Non è la prima volta che persone italiane vengono detenute, senza motivo ufficiale o con accuse pretestuose, da governi illiberali.
Sono sempre le persone che secondo alcuni “se la vanno a cercare”, che si trovano in quei paesi per documentare ciò che accade o per aiutare chi ha bisogno.
A quanto pare, ciò che viene chiesto in cambio della scarcerazione sua e di altre sei persone italiane o italo-venezuelane detenute (tra cui un giornalista) è il riconoscimento da parte del governo italiano della legittimità di Maduro, un riconoscimento mai espresso dal governo italiano dopo le elezioni di luglio 2024.
Alberto lavora con Humanity and Inclusion, una ONG co-vincitrice di un Nobel per la Pace, che si occupa di diritti e aiuta in particolare le persone disabili. Dopo il suo arresto lo scorso novembre, senza un’accusa esplicita e senza consentirgli di parlare con la sua famiglia e di organizzare una difesa, la sua ONG si è rivolta alla Convenzione interamericana per la sparizione forzata di persone, che ha chiesto conto al governo venezuelano, senza ricevere alcuna risposta.
La Farnesina dichiara di star seguendo la vicenda, e di recente il Venezuela ha fornito una prova di esistenza in vita di Alberto. L’avvocata della famiglia, la stessa della famiglia Regeni, ha potuto scoprire alcuni dettagli sulla sua detenzione.
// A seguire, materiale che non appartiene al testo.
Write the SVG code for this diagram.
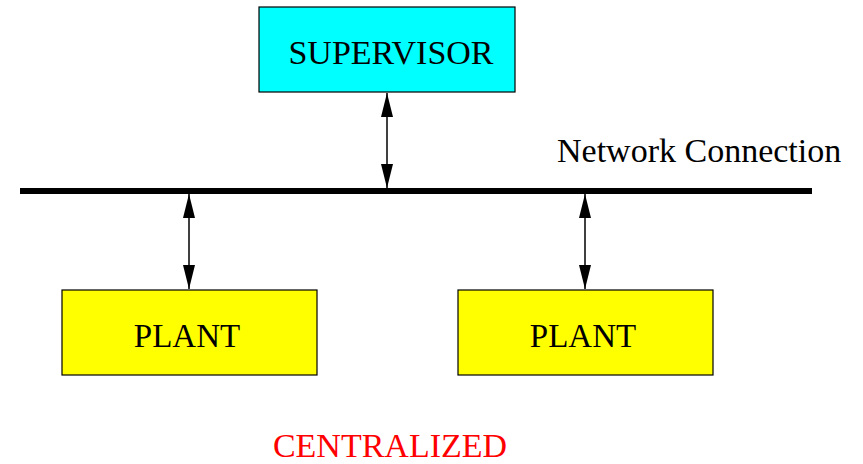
<svg xmlns="http://www.w3.org/2000/svg" width="863" height="464" viewBox="0 0 863 464">
<style>
text{font-family:"Liberation Serif","Times New Roman",serif;font-size:34px;fill:#000}
.lbl{font-size:33px}
.box{stroke:#000;stroke-width:1.2}
.conn{stroke:#000;stroke-width:1.5;fill:none}
</style>
<defs>
<marker id="ah" viewBox="0 0 24 12" refX="24" refY="6" markerWidth="24" markerHeight="12" markerUnits="userSpaceOnUse" orient="auto-start-reverse">
<path d="M0,0 L24,6 L0,12 Z" fill="#000"/>
</marker>
</defs>
<rect width="863" height="464" fill="#fff"/>
<g id="supervisor">
<rect class="box" x="259" y="7" width="256" height="85" fill="#00ffff"/>
<text x="391" y="64" text-anchor="middle">SUPERVISOR</text>
</g>
<g id="plant1">
<rect class="box" x="62" y="290" width="255" height="85" fill="#ffff00"/>
<text class="lbl" x="187" y="347" text-anchor="middle">PLANT</text>
</g>
<g id="plant2">
<rect class="box" x="458" y="290" width="255" height="85" fill="#ffff00"/>
<text class="lbl" x="583" y="347" text-anchor="middle">PLANT</text>
</g>
<g id="network">
<line x1="20" y1="191" x2="812" y2="191" stroke="#000" stroke-width="6"/>
<text x="557" y="162">Network Connection</text>
</g>
<g id="connectors">
<line class="conn" x1="387" y1="93" x2="387" y2="188" marker-start="url(#ah)" marker-end="url(#ah)"/>
<line class="conn" x1="189" y1="194" x2="189" y2="289" marker-start="url(#ah)" marker-end="url(#ah)"/>
<line class="conn" x1="585" y1="194" x2="585" y2="289" marker-start="url(#ah)" marker-end="url(#ah)"/>
</g>
<text x="390" y="457" text-anchor="middle" style="fill:#ff0000">CENTRALIZED</text>
</svg>
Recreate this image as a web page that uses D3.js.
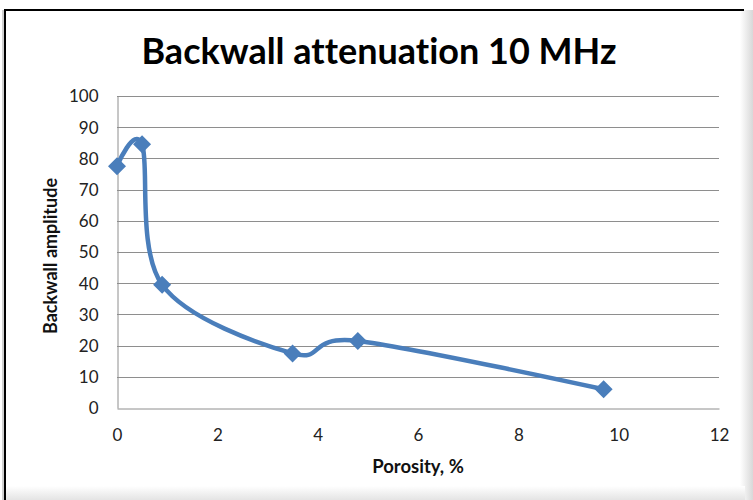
<!DOCTYPE html>
<html>
<head>
<meta charset="utf-8">
<script src="https://cdn.jsdelivr.net/npm/d3@7"></script>
<style>
  body { margin:0; background:#fff; }
  svg { display:block; }
  text { font-variant-ligatures: none; }
</style>
</head>
<body>
<div id="chart"></div>
<script>
// porosity (%) vs backwall amplitude
var porosity = [0, 0.5, 0.9, 3.5, 4.8, 9.7];
var amplitude = [77.5, 84.5, 39.5, 17.5, 21.5, 6];
var xTicks = [0, 2, 4, 6, 8, 10, 12];
var yTicks = [0, 10, 20, 30, 40, 50, 60, 70, 80, 90, 100];

function init(){
    var w = 753;
    var h = 500;
    var blue = "#4a7ebb";
    var font = "Lato, 'Open Sans', sans-serif";

    var svg = d3.select("#chart")
                .append("svg")
                .attr("width", w)
                .attr("height", h);

    var defs = svg.append("defs");
    var gr = defs.append("linearGradient").attr("id", "shadeR");
    gr.append("stop").attr("offset", "0%").attr("stop-color", "#fff");
    gr.append("stop").attr("offset", "100%").attr("stop-color", "#d8d8d8");
    var gb = defs.append("linearGradient").attr("id", "shadeB")
                 .attr("x1", 0).attr("y1", 0).attr("x2", 0).attr("y2", 1);
    gb.append("stop").attr("offset", "0%").attr("stop-color", "#fff");
    gb.append("stop").attr("offset", "100%").attr("stop-color", "#e4e4e4");

    svg.append("rect").attr("width", w).attr("height", h).attr("fill", "#fff");
    // frame shadow on right / bottom like the screenshot
    svg.append("rect").attr("x", 740).attr("y", 10).attr("width", 13).attr("height", 490)
       .attr("fill", "url(#shadeR)");
    svg.append("rect").attr("x", 5).attr("y", 486).attr("width", 740).attr("height", 14)
       .attr("fill", "url(#shadeB)");
    svg.append("rect").attr("x", 2).attr("y", 10).attr("width", 2).attr("height", 490)
       .attr("fill", "#d0d0d0");
    // frame top/left
    svg.append("line").attr("x1", 5).attr("y1", 10).attr("x2", 744).attr("y2", 10)
       .attr("stroke", "#000").attr("stroke-width", 2);
    svg.append("line").attr("x1", 5).attr("y1", 9).attr("x2", 5).attr("y2", 500)
       .attr("stroke", "#000").attr("stroke-width", 2);

    var x = d3.scaleLinear().domain([0, 12]).range([117, 719]);
    var y = d3.scaleLinear().domain([0, 100]).range([408, 96]);

    // gridlines
    svg.append("g")
       .selectAll("line")
       .data(yTicks.slice(1))
       .enter()
       .append("line")
       .attr("x1", x(0)).attr("x2", x(12))
       .attr("y1", function(d){ return Math.round(y(d)) + 0.5; })
       .attr("y2", function(d){ return Math.round(y(d)) + 0.5; })
       .attr("stroke", "#8e8e8e")
       .attr("stroke-width", 1);

    var xAxis = svg.append("g")
                   .attr("transform", "translate(0," + (Math.round(y(0)) + 0.5) + ")")
                   .call(d3.axisBottom(x).tickValues(xTicks).tickSize(0).tickPadding(20));
    var yAxis = svg.append("g")
                   .attr("transform", "translate(" + (Math.round(x(0)) + 0.5) + ",0)")
                   .call(d3.axisLeft(y).tickValues(yTicks).tickSize(0).tickPadding(19));

    [xAxis, yAxis].forEach(function(a){
        a.select(".domain").attr("stroke", "#8e8e8e").attr("stroke-width", 1);
        a.selectAll("text")
         .attr("fill", "#222")
         .style("font-family", font)
         .style("font-size", "17px");
    });
    yAxis.selectAll("text").attr("dy", "0.35em");

    // title
    svg.append("text")
       .attr("x", 379)
       .attr("y", 64)
       .attr("text-anchor", "middle")
       .style("font-family", font)
       .style("font-weight", "bold")
       .style("font-size", "36px")
       .attr("fill", "#000")
       .text("Backwall attenuation 10 MHz");

    svg.append("text")
       .attr("x", 418)
       .attr("y", 473)
       .attr("text-anchor", "middle")
       .style("font-family", font)
       .style("font-weight", "bold")
       .style("font-size", "18.5px")
       .attr("fill", "#111")
       .text("Porosity, %");

    svg.append("text")
       .attr("transform", "translate(57,256) rotate(-90)")
       .attr("text-anchor", "middle")
       .style("font-family", font)
       .style("font-weight", "bold")
       .style("font-size", "18px")
       .attr("fill", "#111")
       .text("Backwall amplitude");

    var pts = porosity.map(function(p, i){ return [p, amplitude[i]]; });

    var line = d3.line()
                 .x(function(d){ return x(d[0]); })
                 .y(function(d){ return y(d[1]); })
                 .curve(d3.curveCardinal.tension(0));

    svg.append("path")
       .datum(pts)
       .attr("d", line)
       .attr("fill", "none")
       .attr("stroke", blue)
       .attr("stroke-width", 4.5)
       .attr("stroke-linejoin", "round");

    svg.append("g")
       .selectAll("path")
       .data(pts)
       .enter()
       .append("path")
       .attr("transform", function(d){ return "translate(" + x(d[0]) + "," + y(d[1]) + ")"; })
       .attr("d", "M0,-9L9,0L0,9L-9,0Z")
       .attr("fill", blue);
}

window.onload = init;
</script>
</body>
</html>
Dopo gli appelli della madre di Alberto, è stata avviata una petizione (https://www.change.org/p/per-il-ritorno-a-casa-di-alberto-trentini) e i social media hanno accresciuto la loro attenzione al caso facendo circolare gli hashtag #Albertolibero | #FreeAlberto | #NotATarget e tramite l’iniziativa #albertowallofhope, mosaico digitale di selfie con cartelli per Alberto.
Le persone non sono pedine geopolitiche. Chiediamo a gran voce la liberazione di Alberto, uniamoci alla mobilitazione.